As input, bay.ta() expects a matrix of
trait expressions. In its simplest form, this may contain only one
column with a single trait as in the following example from the
Neolithic gallery grave at Sorsum/Germany (“auricular surface”):
data(sorsum_as, package = "baytaAAR")
head(sorsum_as)
#> id auricular_surface
#> 1 700 4
#> 4 704 5
#> 9 710 8
#> 10 711 4
#> 16 717 6
#> 17 719 3In this case, the data are stored as a data.frame. If
this has not been done beforehand, the input is internally converted by
bay.ta() to a matrix. This is necessary even
if – as here – there is only one trait.
Another example is provided with the data from Spitalfields which, among others variables, contains five columns with traits.
data(spitalfields, package = "baytaAAR")
head(spitalfields[,2:6])
#> TO ST MI MA AP
#> 1 1 1 1 1 2
#> 2 2 1 1 1 1
#> 3 1 2 1 1 1
#> 4 3 2 2 1 2
#> 5 1 1 3 1 1
#> 6 2 2 2 1 1NAs are allowed but neither rows nor columns may consist entirely of
NA values. bay.ta will refuse to run in such
cases, and the offending rows or columns need to be removed before
analysis. Please see the
vignette("articles/worked_example") on Chelsea ‘Old church’

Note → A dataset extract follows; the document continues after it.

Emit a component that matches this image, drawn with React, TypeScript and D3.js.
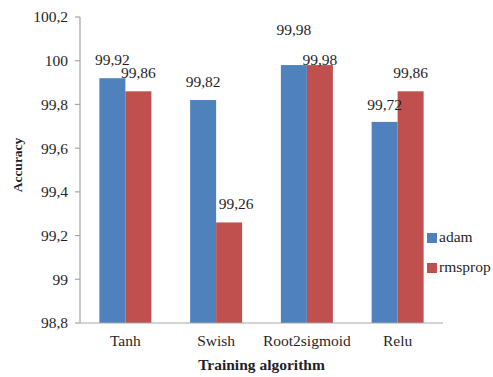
import React from "react";
import * as d3 from "d3";

const categories = ["Tanh", "Swish", "Root2sigmoid", "Relu"];
const seriesNames = ["adam", "rmsprop"];
const adam = [99.92, 99.82, 99.98, 99.72];
const rmsprop = [99.86, 99.26, 99.98, 99.86];
const yTicks = [98.8, 99, 99.2, 99.4, 99.6, 99.8, 100, 100.2];
const colors = ["#4F81BD", "#C0504D"];

// label nudges [dx, dy] relative to bar center / bar top (layout only)
const labelNudge: [number, number][][] = [
  [[0, -13], [0, -13]],
  [[0, -13], [7, -13.5]],
  [[0, -30], [0, 0]],
  [[0, -12], [0, -13]],
];

const W = 493;
const H = 377;
const left = 80;
const right = 443;
const top = 17;
const bottom = 323;
const font = '"Liberation Serif", "DejaVu Serif", "Times New Roman", Times, serif';
const textColor = "#1f1f2a";

const fmt = (v: number) => String(+v.toFixed(2)).replace(".", ",");

export default function App() {
  const x = d3
    .scaleBand<string>()
    .domain(categories)
    .range([left, right])
    .paddingInner(0.427)
    .paddingOuter(0.2135);
  const xs = d3
    .scaleBand<string>()
    .domain(seriesNames)
    .range([0, x.bandwidth()]);
  const y = d3.scaleLinear().domain([98.8, 100.2]).range([bottom, top]);
  const series = [adam, rmsprop];
  const ts = { fontFamily: font, fill: textColor } as React.CSSProperties;

  return (
    <svg
      width={W}
      height={H}
      style={{ position: "absolute", left: 0, top: 0, background: "#fff", fontFamily: font }}
    >
      {categories.map((c, i) =>
        series.map((s, j) => {
          const bx = (x(c) as number) + (xs(seriesNames[j]) as number);
          const by = y(s[i]);
          return (
            <rect
              key={c + j}
              x={bx}
              y={by}
              width={xs.bandwidth()}
              height={bottom - by}
              fill={colors[j]}
            />
          );
        })
      )}
      <line x1={left} x2={left} y1={top} y2={bottom} stroke="#a6a6a6" strokeWidth={1.2} />
      <line x1={left} x2={right} y1={bottom} y2={bottom} stroke="#a6a6a6" strokeWidth={1.2} />
      {yTicks.map((t) => (
        <g key={t}>
          <line x1={left - 5} x2={left} y1={y(t)} y2={y(t)} stroke="#a6a6a6" strokeWidth={1.2} />
          <text
            x={left - 12}
            y={y(t)}
            dy="0.35em"
            textAnchor="end"
            fontSize={15.5}
            style={ts}
          >
            {fmt(t)}
          </text>
        </g>
      ))}
      {categories.map((c) => (
        <text
          key={c}
          x={(x(c) as number) + x.bandwidth() / 2}
          y={346}
          textAnchor="middle"
          fontSize={15.5}
          style={ts}
        >
          {c}
        </text>
      ))}
      {categories.map((c, i) =>
        series.map((s, j) => {
          const cx = (x(c) as number) + (xs(seriesNames[j]) as number) + xs.bandwidth() / 2;
          const [dx, dy] = labelNudge[i][j];
          return (
            <text
              key={"l" + c + j}
              x={cx + dx}
              y={y(s[i]) + dy}
              textAnchor="middle"
              fontSize={15.5}
              style={ts}
            >
              {fmt(s[i])}
            </text>
          );
        })
      )}
      <text
        x={(left + right) / 2}
        y={370}
        textAnchor="middle"
        fontSize={15.5}
        fontWeight="bold"
        style={ts}
      >
        Training algorithm
      </text>
      <text
        transform={`translate(22,165) rotate(-90)`}
        textAnchor="middle"
        fontSize={13.5}
        fontWeight="bold"
        style={ts}
      >
        Accuracy
      </text>
      {seriesNames.map((n, j) => (
        <g key={n} transform={`translate(427, ${233 + j * 30})`}>
          <rect x={0} y={0} width={10} height={10} fill={colors[j]} />
          <text x={12} y={9} fontSize={15.5} style={ts}>
            {n}
          </text>
        </g>
      ))}
    </svg>
  );
}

for an example of how this can be done.
The levels of all traits must start at 1. Binary traits
are possible. Mixed levels like 1.5 as a short-cut for a
trait expression between 1 and 2, however,
should not be used as this would violate basic principles of ordinal
scaling. Thus, in such cases one of the neighboring levels must be
chosen or they need to be set to NA.
In contrast to what has been published before [@ref_299013], the nodes (i.e., rows of the matrix) do not need to be fully observed for the multinormal model to run, partly because, with NIMBLE vers. 1.4.1, the NIMBLE team introduced a sampler for partially observed multivariate normal variables.